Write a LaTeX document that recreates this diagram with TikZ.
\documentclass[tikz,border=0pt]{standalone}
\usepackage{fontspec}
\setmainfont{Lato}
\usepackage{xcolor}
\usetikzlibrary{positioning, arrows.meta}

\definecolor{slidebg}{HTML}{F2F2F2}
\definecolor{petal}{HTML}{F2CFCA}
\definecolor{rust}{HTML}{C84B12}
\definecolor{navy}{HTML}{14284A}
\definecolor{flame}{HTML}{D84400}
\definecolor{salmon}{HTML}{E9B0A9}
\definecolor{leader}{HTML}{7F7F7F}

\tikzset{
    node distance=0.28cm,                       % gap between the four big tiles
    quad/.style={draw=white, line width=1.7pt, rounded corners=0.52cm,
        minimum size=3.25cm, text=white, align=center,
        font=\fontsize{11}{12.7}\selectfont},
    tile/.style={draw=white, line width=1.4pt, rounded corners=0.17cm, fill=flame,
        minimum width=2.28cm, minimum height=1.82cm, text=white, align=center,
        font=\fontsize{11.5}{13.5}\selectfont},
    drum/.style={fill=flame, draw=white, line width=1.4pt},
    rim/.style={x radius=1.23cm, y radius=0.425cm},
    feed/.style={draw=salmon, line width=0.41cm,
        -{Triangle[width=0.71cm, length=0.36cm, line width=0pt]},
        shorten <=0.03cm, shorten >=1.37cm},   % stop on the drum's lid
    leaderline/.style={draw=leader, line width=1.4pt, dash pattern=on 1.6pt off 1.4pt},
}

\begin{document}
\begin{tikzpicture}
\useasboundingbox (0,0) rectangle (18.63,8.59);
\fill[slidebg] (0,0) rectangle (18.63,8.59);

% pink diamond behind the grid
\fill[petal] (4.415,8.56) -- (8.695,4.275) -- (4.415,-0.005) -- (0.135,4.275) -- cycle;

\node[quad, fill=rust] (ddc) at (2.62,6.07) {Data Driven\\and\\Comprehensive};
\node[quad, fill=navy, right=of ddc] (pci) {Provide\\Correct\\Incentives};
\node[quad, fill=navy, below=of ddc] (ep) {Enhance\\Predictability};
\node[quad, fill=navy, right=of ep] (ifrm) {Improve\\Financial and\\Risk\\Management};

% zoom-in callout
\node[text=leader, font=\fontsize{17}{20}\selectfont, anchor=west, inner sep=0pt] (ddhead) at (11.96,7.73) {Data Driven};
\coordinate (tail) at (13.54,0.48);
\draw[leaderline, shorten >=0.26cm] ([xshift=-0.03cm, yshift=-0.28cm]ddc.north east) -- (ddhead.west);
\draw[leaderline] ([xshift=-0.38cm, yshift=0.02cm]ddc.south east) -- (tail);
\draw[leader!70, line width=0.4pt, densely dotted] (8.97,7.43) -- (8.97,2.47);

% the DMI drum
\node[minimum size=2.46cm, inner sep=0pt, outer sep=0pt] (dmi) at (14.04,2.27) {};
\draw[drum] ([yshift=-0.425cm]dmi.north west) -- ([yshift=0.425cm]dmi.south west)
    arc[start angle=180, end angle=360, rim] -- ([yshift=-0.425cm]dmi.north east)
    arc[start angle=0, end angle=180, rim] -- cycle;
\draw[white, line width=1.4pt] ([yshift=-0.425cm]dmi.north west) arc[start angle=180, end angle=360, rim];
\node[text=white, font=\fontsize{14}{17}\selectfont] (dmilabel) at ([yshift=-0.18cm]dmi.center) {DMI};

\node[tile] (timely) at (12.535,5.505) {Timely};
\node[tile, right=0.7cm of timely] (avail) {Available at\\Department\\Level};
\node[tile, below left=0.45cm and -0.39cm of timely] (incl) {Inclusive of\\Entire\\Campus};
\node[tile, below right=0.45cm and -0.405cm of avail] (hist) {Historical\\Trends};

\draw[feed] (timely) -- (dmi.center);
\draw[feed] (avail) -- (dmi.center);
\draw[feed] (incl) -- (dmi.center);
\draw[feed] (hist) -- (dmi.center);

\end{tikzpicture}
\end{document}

- - - - -

→ EXERCISE BRIEF: Copy out the whole listing exactly; please set it all down.

→ IN RESPONSE:
Write a LaTeX document that recreates this diagram with TikZ.
\documentclass[tikz,border=0pt]{standalone}
\usepackage{fontspec}
\setmainfont{Lato}
\usepackage{xcolor}
\usetikzlibrary{positioning, arrows.meta}

\definecolor{slidebg}{HTML}{F2F2F2}
\definecolor{petal}{HTML}{F2CFCA}
\definecolor{rust}{HTML}{C84B12}
\definecolor{navy}{HTML}{14284A}
\definecolor{flame}{HTML}{D84400}
\definecolor{salmon}{HTML}{E9B0A9}
\definecolor{leader}{HTML}{7F7F7F}

\tikzset{
    node distance=0.28cm,                       % gap between the four big tiles
    quad/.style={draw=white, line width=1.7pt, rounded corners=0.52cm,
        minimum size=3.25cm, text=white, align=center,
        font=\fontsize{11}{12.7}\selectfont},
    tile/.style={draw=white, line width=1.4pt, rounded corners=0.17cm, fill=flame,
        minimum width=2.28cm, minimum height=1.82cm, text=white, align=center,
        font=\fontsize{11.5}{13.5}\selectfont},
    drum/.style={fill=flame, draw=white, line width=1.4pt},
    rim/.style={x radius=1.23cm, y radius=0.425cm},
    feed/.style={draw=salmon, line width=0.41cm,
        -{Triangle[width=0.71cm, length=0.36cm, line width=0pt]},
        shorten <=0.03cm, shorten >=1.37cm},   % stop on the drum's lid
    leaderline/.style={draw=leader, line width=1.4pt, dash pattern=on 1.6pt off 1.4pt},
}

\begin{document}
\begin{tikzpicture}
\useasboundingbox (0,0) rectangle (18.63,8.59);
\fill[slidebg] (0,0) rectangle (18.63,8.59);

% pink diamond behind the grid
\fill[petal] (4.415,8.56) -- (8.695,4.275) -- (4.415,-0.005) -- (0.135,4.275) -- cycle;

\node[quad, fill=rust] (ddc) at (2.62,6.07) {Data Driven\\and\\Comprehensive};
\node[quad, fill=navy, right=of ddc] (pci) {Provide\\Correct\\Incentives};
\node[quad, fill=navy, below=of ddc] (ep) {Enhance\\Predictability};
\node[quad, fill=navy, right=of ep] (ifrm) {Improve\\Financial and\\Risk\\Management};

% zoom-in callout
\node[text=leader, font=\fontsize{17}{20}\selectfont, anchor=west, inner sep=0pt] (ddhead) at (11.96,7.73) {Data Driven};
\coordinate (tail) at (13.54,0.48);
\draw[leaderline, shorten >=0.26cm] ([xshift=-0.03cm, yshift=-0.28cm]ddc.north east) -- (ddhead.west);
\draw[leaderline] ([xshift=-0.38cm, yshift=0.02cm]ddc.south east) -- (tail);
\draw[leader!70, line width=0.4pt, densely dotted] (8.97,7.43) -- (8.97,2.47);

% the DMI drum
\node[minimum size=2.46cm, inner sep=0pt, outer sep=0pt] (dmi) at (14.04,2.27) {};
\draw[drum] ([yshift=-0.425cm]dmi.north west) -- ([yshift=0.425cm]dmi.south west)
    arc[start angle=180, end angle=360, rim] -- ([yshift=-0.425cm]dmi.north east)
    arc[start angle=0, end angle=180, rim] -- cycle;
\draw[white, line width=1.4pt] ([yshift=-0.425cm]dmi.north west) arc[start angle=180, end angle=360, rim];
\node[text=white, font=\fontsize{14}{17}\selectfont] (dmilabel) at ([yshift=-0.18cm]dmi.center) {DMI};

\node[tile] (timely) at (12.535,5.505) {Timely};
\node[tile, right=0.7cm of timely] (avail) {Available at\\Department\\Level};
\node[tile, below left=0.45cm and -0.39cm of timely] (incl) {Inclusive of\\Entire\\Campus};
\node[tile, below right=0.45cm and -0.405cm of avail] (hist) {Historical\\Trends};

\draw[feed] (timely) -- (dmi.center);
\draw[feed] (avail) -- (dmi.center);
\draw[feed] (incl) -- (dmi.center);
\draw[feed] (hist) -- (dmi.center);

\end{tikzpicture}
\end{document}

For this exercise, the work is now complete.